Со мной же дело обстояло совсем иначе. И чем больше я размышлял и сравнивал, тем разительнее выступала эта разница. Таких, как я, искренних энтузиастов демократии по западному образцу, «друзья» всячески побуждали к политическим действиям, которые заведомо вели в тупик. Мы не получили помощи от так называемого «свободного мира», политические заправилы которого нуждались только в таких союзниках, которые были им выгодны и могли принести реальную пользу. К этому выводу я пришел после неудавшегося бегства в Австрию и после нескольких лет, проведенных в тюрьмах и лагерях. Никакой «идейностью» здесь и не пахло, в этом я убедился и в дальнейшем. Исходя из решений Ялтинской и Потсдамской конференций, мы должны были понять, что посулам наших западных «друзей» нельзя верить ни на грош. Они провоцировали нас, и только.
На мое политическое образование между тем невольно влияли и чисто человеческие моменты. Упомяну только об одном из них. Случай был сам по себе незначительный, но весьма характерный.
Один раз в месяц нам разрешалось получать передачу. Полкилограмма сахара, столько же сала, несколько пачек сигарет, печенье и другие мелочи. Среди обитателей лагеря находились, однако, и такие, которые по тем или иным причинам передач не получали. У одних не было связи с родственниками, у других эти родственники просто не в состоянии были собрать передачу из-за недостатка средств. Более зажиточные лагерники вскоре нашли выход из положения. Они сообщили своим родственникам адреса неимущих, и теперь беднякам тоже стали приходить посылки. Со стороны это выглядело вполне благопристойно, даже благородно. Помочь бедному товарищу по несчастью — это ли не проявление великодушия и солидарности?! Беда только в том, что во всей этой затее великодушия и благородства не было ни на йоту. Напротив! Операция с посылками стала самым подлым поступком в отношениях между заключенными. Дело в том, что бедняки, получавшие передачи от сердобольных благодетелей, должны были половину отдавать тому, кто «организовал» такую посылку. Благодаря этому условию те, кто побогаче, имели по две-три месячных нормы сахара, сала и сигарет, а беднякам доставались крохи.
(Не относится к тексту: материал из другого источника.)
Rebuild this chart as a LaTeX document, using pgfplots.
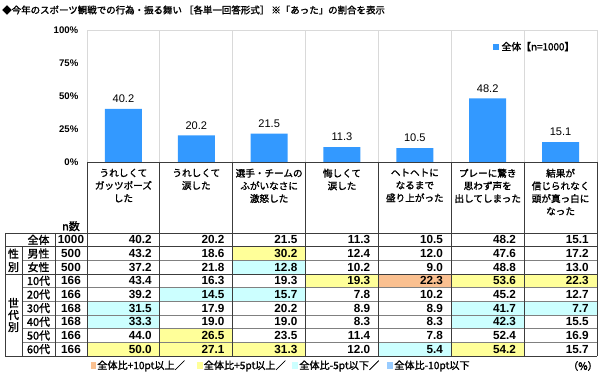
\documentclass[border=0pt]{standalone}
\usepackage{fontspec}
\setmainfont{Noto Sans CJK JP}[BoldFont={Noto Sans CJK JP}, BoldFeatures={FakeBold=1.6}]
\newfontfamily\ar{Liberation Sans}
\usepackage{pgfplots}
\pgfplotsset{compat=1.18}
\definecolor{barblue}{RGB}{51,153,255}
\definecolor{cO}{RGB}{250,192,144}
\definecolor{cY}{RGB}{255,255,153}
\definecolor{cC}{RGB}{204,255,255}
\definecolor{cB}{RGB}{153,204,255}
\definecolor{lgray}{RGB}{217,217,217}
\definecolor{lineg}{RGB}{60,60,60}
\newcommand{\fs}[2][]{\fontsize{#2}{#2}\selectfont}
\begin{document}
\begin{tikzpicture}
\path[use as bounding box] (0pt,0pt) rectangle (450pt,-279.75pt);
\begin{axis}[
  at={(65.25pt,-121.5pt)}, anchor=south west,
  scale only axis, width=382.5pt, height=99pt,
  xmin=-0.5, xmax=6.5, ymin=0, ymax=100,
  ytick={0,25,50,75,100},
  yticklabel={\pgfmathprintnumber{\tick}\%},
  /pgf/number format/assume math mode=true,
  yticklabel style={font=\ar\bfseries\fs{7.2}, xshift=-3pt},
  xtick={0.5,1.5,2.5,3.5,4.5,5.5}, xticklabels={},
  xmajorgrids, major grid style={lgray, line width=0.6pt},
  major tick length=0pt,
  axis line style={lgray, line width=0.6pt},
  legend style={at={(0.797,0.87)}, anchor=west, draw=none, fill=none,
    font=\bfseries\fs{7.4}, inner sep=0pt, outer sep=0pt,
    /tikz/every even column/.append style={column sep=1pt}},
  legend image code/.code={\fill[barblue] (0pt,-2pt) rectangle (4pt,2pt);},
]
\addplot[ybar, bar width=27.75pt, fill=barblue, draw=none,
  nodes near coords, point meta=y,
  every node near coord/.append style={font=\ar\fs{8.3}, yshift=1pt,
    /pgf/number format/fixed, /pgf/number format/fixed zerofill,
    /pgf/number format/precision=1}]
  coordinates {(0,40.2) (1,20.2) (2,21.5) (3,11.3) (4,10.5) (5,48.2) (6,15.1)};
\addlegendentry{全体【n=1000】}
\end{axis}
\begin{scope}[x=0.75pt, y=-0.75pt]
% title
\node[anchor=west, inner sep=0pt, font=\bfseries\fs{7.1}] at (2,10) {◆今年のスポーツ観戦での行為・振る舞い ［各単一回答形式］ ※「あった」の割合を表示};
% cell fills
\foreach \c/\r/\col in {3/1/cY,3/2/cC,4/3/cY,5/3/cO,6/3/cY,7/3/cY,2/4/cC,3/4/cC,1/5/cC,6/5/cC,7/5/cC,1/6/cC,6/6/cC,2/7/cY,1/8/cY,2/8/cY,3/8/cY,5/8/cC,6/8/cY}
  \fill[\col] ({87+72.857*(\c-1)},{233+13.667*\r}) rectangle ({87+72.857*\c},{233+13.667*(\r+1)});
% horizontal lines
\draw[lineg, line width=0.7pt] (87,162) -- (597,162);
\draw[lineg, line width=0.7pt] (5,233) -- (597,233);
\foreach \r in {1,3} \draw[lineg, line width=0.6pt] (5,{233+13.667*\r}) -- (597,{233+13.667*\r});
\foreach \r in {2,4,5,6,7,8} \draw[gray, line width=0.5pt] (22,{233+13.667*\r}) -- (597,{233+13.667*\r});
\draw[lineg, line width=0.7pt] (5,356) -- (597,356);
% vertical lines
\draw[lineg, line width=0.7pt] (5,233) -- (5,356);
\draw[lineg, line width=0.6pt] (22,246.67) -- (22,356);
\draw[lineg, line width=0.6pt] (55,233) -- (55,356);
\foreach \k in {0,...,7} \draw[lineg, line width=0.6pt] ({87+72.857*\k},162) -- ({87+72.857*\k},356);
% header labels
\foreach \t [count=\i] in {{うれしくて\\ガッツポーズ\\した},{うれしくて\\涙した},{選手・チームの\\ふがいなさに\\激怒した},{悔しくて\\涙した},{ヘトヘトに\\なるまで\\盛り上がった},{プレーに驚き\\思わず声を\\出してしまった},{結果が\\信じられなく\\頭が真っ白に\\なった}}
  \node[anchor=north, align=center, inner sep=0pt, font=\bfseries\fontsize{7.2}{9.5}\selectfont] at ({87+72.857*(\i-0.5)},168.5) {\t};
\node[anchor=south, inner sep=0pt, font=\bfseries\fs{8.2}] at (71,231.5) {n数};
% row labels
\foreach \r/\t in {0/全体,1/男性,2/女性,3/10代,4/20代,5/30代,6/40代,7/50代,8/60代}
  \node[inner sep=0pt, font=\bfseries\fs{8.2}] at (38.5,{233+13.667*(\r+0.5)}) {\t};
\foreach \r/\t in {0/1000,1/500,2/500,3/166,4/166,5/168,6/168,7/166,8/166}
  \node[inner sep=0pt, font=\ar\bfseries\fs{8.8}] at (71,{233+13.667*(\r+0.5)}) {\t};
\node[align=center, inner sep=0pt, font=\bfseries\fontsize{8.2}{10}\selectfont] at (13.5,260.3) {性\\別};
\node[align=center, inner sep=0pt, font=\bfseries\fontsize{8.2}{9}\selectfont] at (13.5,315) {世\\代\\別};
% values
\foreach \r/\vals in {0/{40.2,20.2,21.5,11.3,10.5,48.2,15.1},1/{43.2,18.6,30.2,12.4,12.0,47.6,17.2},2/{37.2,21.8,12.8,10.2,9.0,48.8,13.0},3/{43.4,16.3,19.3,19.3,22.3,53.6,22.3},4/{39.2,14.5,15.7,7.8,10.2,45.2,12.7},5/{31.5,17.9,20.2,8.9,8.9,41.7,7.7},6/{33.3,19.0,19.0,8.3,8.3,42.3,15.5},7/{44.0,26.5,23.5,11.4,7.8,52.4,16.9},8/{50.0,27.1,31.3,12.0,5.4,54.2,15.7}}
  \foreach \v [count=\c] in \vals
    \node[anchor=east, inner sep=0pt, font=\ar\bfseries\fs{8.8}] at ({87+72.857*\c-8},{233+13.667*(\r+0.5)}) {\v};
% bottom legend
\fill[cO] (90.5,362.5) rectangle (96,369.5);
\node[anchor=west, inner sep=0pt, font=\bfseries\fs{7.6}] at (97,366) {全体比+10pt以上／};
\fill[cY] (197,362.5) rectangle (202.5,369.5);
\node[anchor=west, inner sep=0pt, font=\bfseries\fs{7.6}] at (203.5,366) {全体比+5pt以上／};
\fill[cC] (292,362.5) rectangle (297.5,369.5);
\node[anchor=west, inner sep=0pt, font=\bfseries\fs{7.6}] at (299,366) {全体比-5pt以下／};
\fill[cB] (387,362.5) rectangle (392.5,369.5);
\node[anchor=west, inner sep=0pt, font=\bfseries\fs{7.6}] at (394,366) {全体比-10pt以下};
\node[anchor=east, inner sep=0pt, font=\bfseries\fs{7.6}] at (598,366) {（\%）};
\end{scope}
\end{tikzpicture}
\end{document}
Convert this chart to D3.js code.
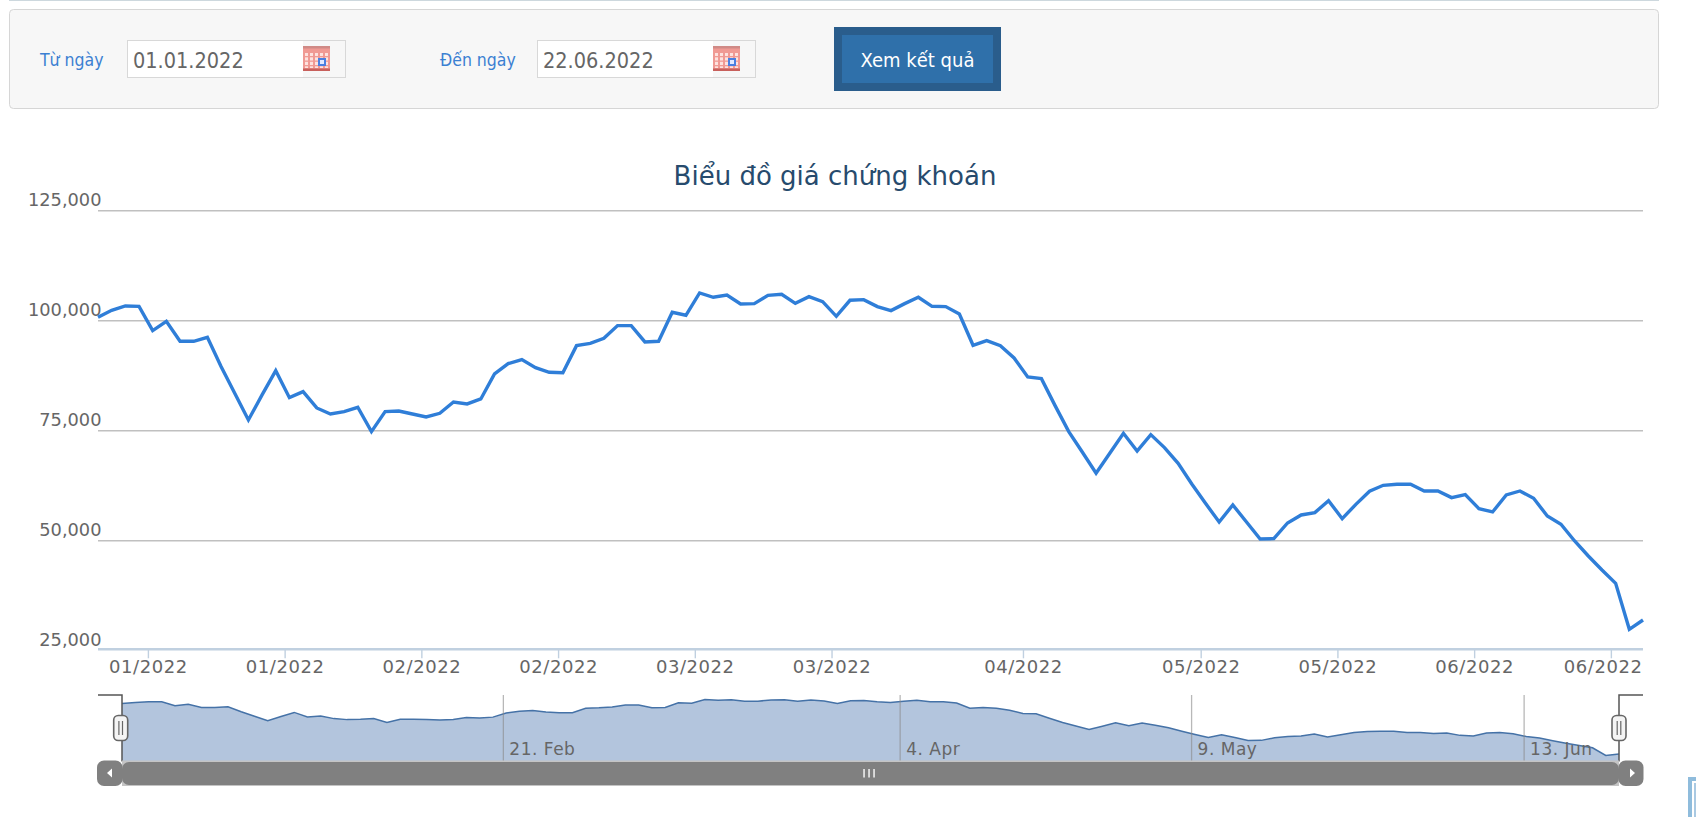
<!DOCTYPE html>
<html lang="vi">
<head>
<meta charset="utf-8">
<title>Biểu đồ giá chứng khoán</title>
<script src="https://cdn.jsdelivr.net/npm/d3@7/dist/d3.min.js"></script>
<style>
html,body{margin:0;padding:0;background:#fff;overflow:hidden}
svg{display:block}
text{font-family:"DejaVu Sans",sans-serif}
.form text{font-family:"DejaVu Sans Condensed","DejaVu Sans",sans-serif;font-stretch:condensed}
</style>
</head>
<body>
<svg id="c" width="1696" height="817"></svg>
<script>
// ---- data ----
const prices = [100680,102270,103260,103180,97650,99770,95230,95230,96140,89480,83400,77350,83040,88560,82420,83790,80080,78710,79240,80230,74700,79240,79390,78710,78030,78860,81440,80990,82120,87800,90150,91060,89240,88180,88100,94240,94770,95910,98790,98790,95080,95230,101820,101140,106210,105230,105760,103710,103790,105680,105910,103860,105380,104240,100910,104550,104700,103110,102200,103790,105230,103180,103110,101440,94320,95380,94240,91440,87120,86740,80610,74700,70000,65230,69770,74320,70300,74020,71060,67500,62800,58410,54170,58030,54170,50300,50380,53940,55760,56290,59020,54920,58170,61140,62500,62730,62730,61210,61210,59700,60380,57200,56440,60300,61210,59550,55530,53640,49850,46440,43260,40230,29770,31890];
const yTicks = [25000,50000,75000,100000,125000];
const xTickIndex = [3.65,13.65,23.65,33.65,43.65,53.65,67.65,80.65,90.65,100.65,110.65];
const xTickLabels = ["01/2022","01/2022","02/2022","02/2022","03/2022","03/2022","04/2022","05/2022","05/2022","06/2022","06/2022"];
const navIndex = [28.75,58.7,80.7,105.8];
const navLabels = ["21. Feb","4. Apr","9. May","13. Jun"];
const titleText = "Biểu đồ giá chứng khoán";
const fromLabel = "Từ ngày", toLabel = "Đến ngày", fromDate = "01.01.2022", toDate = "22.06.2022", buttonText = "Xem kết quả";

// ---- layout ----
const L = 98, R = 1643, T = 210.3, B = 650.3;
const navL = 122, navR = 1619, navT = 695, navB = 761.5;
const grey = "#666666";
const svg = d3.select("#c");
const idx = prices.map((_, i) => i);

// ---- top rule and form panel ----
svg.append("rect").attr("x",9).attr("y",0).attr("width",1650).attr("height",1).attr("fill","#cdd8de");
const form = svg.append("g").attr("class","form");
form.append("rect").attr("x",9.5).attr("y",9.5).attr("width",1649).attr("height",99)
  .attr("rx",4).attr("fill","#f7f7f7").attr("stroke","#d6d6d6");

function dateField(x, labelX, label, value){
  form.append("text").attr("x",labelX).attr("y",66).attr("font-size",17.5).attr("fill","#3b80d2").text(label);
  form.append("rect").attr("x",x+.5).attr("y",40.5).attr("width",218).attr("height",37).attr("fill","#f7f7f7").attr("stroke","#d8d8d8");
  form.append("rect").attr("x",x+1).attr("y",41).attr("width",175).attr("height",36).attr("fill","#fff");
  form.append("text").attr("x",x+6).attr("y",68).attr("font-size",21.5).attr("fill",grey).text(value);
  const ic = form.append("g").attr("transform",`translate(${x+176},46)`);
  ic.append("rect").attr("width",27).attr("height",25).attr("fill","#f09a94");
  ic.append("rect").attr("y",0).attr("width",27).attr("height",2.5).attr("fill","#d08a86");
  ic.append("rect").attr("y",22.5).attr("width",27).attr("height",2.5).attr("fill","#c8605c");
  d3.range(5).forEach(i=>{
    ic.append("rect").attr("x",2+i*5).attr("y",7).attr("width",3).attr("height",15).attr("fill","#fde2df");
  });
  d3.range(3).forEach(i=>{
    ic.append("rect").attr("x",1).attr("y",10+i*4.5).attr("width",25).attr("height",1.3).attr("fill","#f09a94");
  });
  ic.append("rect").attr("x",16).attr("y",13).attr("width",6).attr("height",6).attr("fill","#dfe8ff").attr("stroke","#4a7fe0").attr("stroke-width",2);
}
dateField(127,40,fromLabel,fromDate);
dateField(537,440,toLabel,toDate);
form.append("rect").attr("x",834).attr("y",27).attr("width",167).attr("height",64).attr("fill","#2a5d8c");
form.append("rect").attr("x",842).attr("y",35).attr("width",151).attr("height",48).attr("fill","#2f70aa");
form.append("text").attr("x",917.5).attr("y",67).attr("text-anchor","middle").attr("font-size",20).attr("fill","#fff").text(buttonText);

// ---- title ----
svg.append("text").attr("x",835).attr("y",185).attr("text-anchor","middle")
  .attr("font-size",26).attr("fill","#274b6d").text(titleText);

// ---- main scales ----
const x = d3.scaleLinear().domain([0, prices.length-1]).range([L, R]);
const y = d3.scaleLinear().domain([25000,125000]).range([B, T]);

// y axis: gridlines with labels sitting above the lines
const yAxis = d3.axisLeft(y).tickValues(yTicks).tickSize(-(R-L)).tickFormat(d3.format(","));
const gy = svg.append("g").attr("transform",`translate(${L},0)`).call(yAxis);
gy.select(".domain").remove();
gy.selectAll(".tick line").attr("stroke",d=>d===25000?"none":"#c0c0c0").attr("stroke-width",1.6);
gy.selectAll(".tick text").attr("x",3.5).attr("dy",0).attr("y",-5).attr("text-anchor","end")
  .attr("font-size",17.8).attr("fill",grey).style("font-family",'"DejaVu Sans"');

// x axis
const xAxis = d3.axisBottom(x).tickValues(xTickIndex).tickSize(9).tickFormat((d,i)=>xTickLabels[i]);
const gx = svg.append("g").attr("transform",`translate(0,${B-1})`).call(xAxis);
gx.select(".domain").attr("stroke","#c0d0e0").attr("stroke-width",2.4).attr("d",`M${L},0H${R}`);
gx.selectAll(".tick line").attr("stroke","#c0d0e0").attr("stroke-width",1.4);
gx.selectAll(".tick text").attr("y",24).attr("dy",0).attr("font-size",18).attr("fill",grey)
  .attr("letter-spacing",0.55).style("font-family",'"DejaVu Sans"')
  .attr("text-anchor",(d,i)=>i===xTickIndex.length-1?"end":"middle")
  .attr("dx",(d,i)=>i===xTickIndex.length-1?R-1-x(d):0);

// price line
svg.append("path").datum(idx).attr("fill","none").attr("stroke","#2f7ed8").attr("stroke-width",3.4)
  .attr("stroke-linejoin","miter")
  .attr("d",d3.line().x(i=>x(i)).y(i=>y(prices[i])));

// ---- navigator ----
const nx = d3.scaleLinear().domain([0, prices.length-1]).range([navL, navR]);
const ny = d3.scaleLinear().domain([21500,112350]).range([navB, navT]);
svg.append("path").datum(idx).attr("fill","#b3c5dd")
  .attr("d",d3.area().x(i=>nx(i)).y0(navB).y1(i=>ny(prices[i])));
svg.append("path").datum(idx).attr("fill","none").attr("stroke","#4572a7").attr("stroke-width",1.5)
  .attr("d",d3.line().x(i=>nx(i)).y(i=>ny(prices[i])));

const gn = svg.append("g").attr("transform",`translate(0,${navB})`)
  .call(d3.axisBottom(nx).tickValues(navIndex).tickSize(-(navB-navT)).tickFormat((d,i)=>navLabels[i]));
gn.select(".domain").remove();
gn.selectAll(".tick line").attr("stroke","#888").attr("stroke-opacity",.6).attr("stroke-width",1.3);
gn.selectAll(".tick text").attr("x",6).attr("y",-7).attr("dy",0).attr("text-anchor","start")
  .attr("font-size",17).attr("fill",grey).attr("letter-spacing",0.5).style("font-family",'"DejaVu Sans"');

// mask outline
svg.append("path").attr("fill","none").attr("stroke","#555").attr("stroke-width",1.5)
  .attr("d",`M${L},${navT}H${navL}V${navB}M${navR},${navB}V${navT}H${R}`);
[[navL,-1.3],[navR,0]].forEach(([hx,off])=>{
  const h = svg.append("g").attr("transform",`translate(${hx+off},0)`);
  h.append("rect").attr("x",-7).attr("y",715.5).attr("width",14).attr("height",25).attr("rx",4.5)
    .attr("fill","#f4f4f4").attr("stroke","#666").attr("stroke-width",1.6);
  [-1.8,1.8].forEach(d=>h.append("line").attr("x1",d).attr("x2",d).attr("y1",721).attr("y2",735).attr("stroke","#666").attr("stroke-width",1.2));
});

// scrollbar
svg.append("rect").attr("x",navL).attr("y",760.5).attr("width",navR-navL).attr("height",25.5).attr("fill","#c4c4c4");
svg.append("rect").attr("x",navL).attr("y",762).attr("width",navR-navL).attr("height",23).attr("rx",7).attr("fill","#808080");
svg.append("rect").attr("x",97).attr("y",760.5).attr("width",25.5).attr("height",25.5).attr("rx",7).attr("fill","#808080");
svg.append("rect").attr("x",1618.5).attr("y",760.5).attr("width",25).attr("height",25.5).attr("rx",7).attr("fill","#808080");
svg.append("path").attr("fill","#fff").attr("d","M107,773l5,-4.5v9z");
svg.append("path").attr("fill","#fff").attr("d","M1635,773l-5,-4.5v9z");
[864,869,874].forEach(gx0=>svg.append("rect").attr("x",gx0-.8).attr("y",769).attr("width",1.7).attr("height",8.5).attr("fill","#e6e6e6"));

// clipped widget in the bottom right corner
svg.append("rect").attr("x",1690).attr("y",779).attr("width",10).attr("height",50).attr("fill","#fff").attr("stroke","#8fbcdc").attr("stroke-width",4);
svg.append("rect").attr("x",1694).attr("y",783).attr("width",6).attr("height",40).attr("fill","#a9c9e2");
</script>
</body>
</html>
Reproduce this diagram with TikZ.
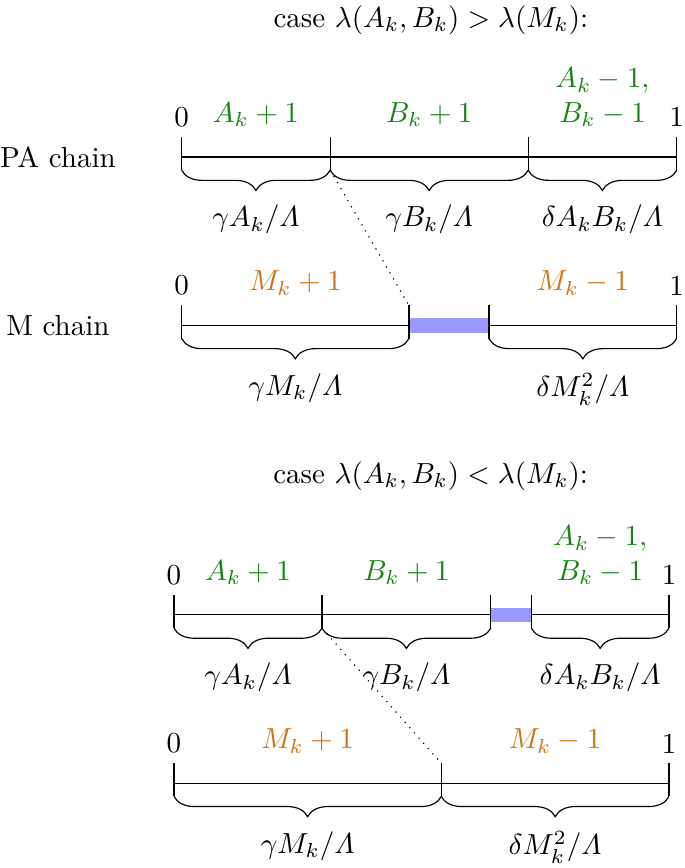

Разумеется, «рыцари демократии» вроде меня до подобных мерзостей не опускались, избегали их и коммунисты.
Время шло, и я все больше убеждался в том, что коммунисты — надежные товарищи. Дисциплинированные, верные чувству локтя, стойкие в беде и в солидарности люди, грудью встречающие опасность и все удары судьбы — такими они были и в подполье при Хорти, и в тюрьме, и в лагере для интернированных.
И я искренне начинал верить в то, что утверждали они — да, новый государственный строй переболеет «детскими болезнями», окрепнет и превратится в весьма симпатичного, сильного и крепкого здоровяка.
Но в открытой дискуссии я еще держался на старых позициях. Как-то я прямо сказал Шандору Перу и Тибору Лее:
— Вы говорите, переболеет? Не вижу для этого никаких перспектив.
Шандор указал большим пальцем на забеленное окно у него за спиной:
— А что ты вообще видишь? Будапешт всего в нескольких трамвайных остановках отсюда, а где он? Сидим, как лягушата в аквариуме. С таких позиций вообще нельзя судить о событиях, происходящих в мире!
— Ну а ты полагаешь, что эти события развиваются именно в том направлении, которое вы предсказываете?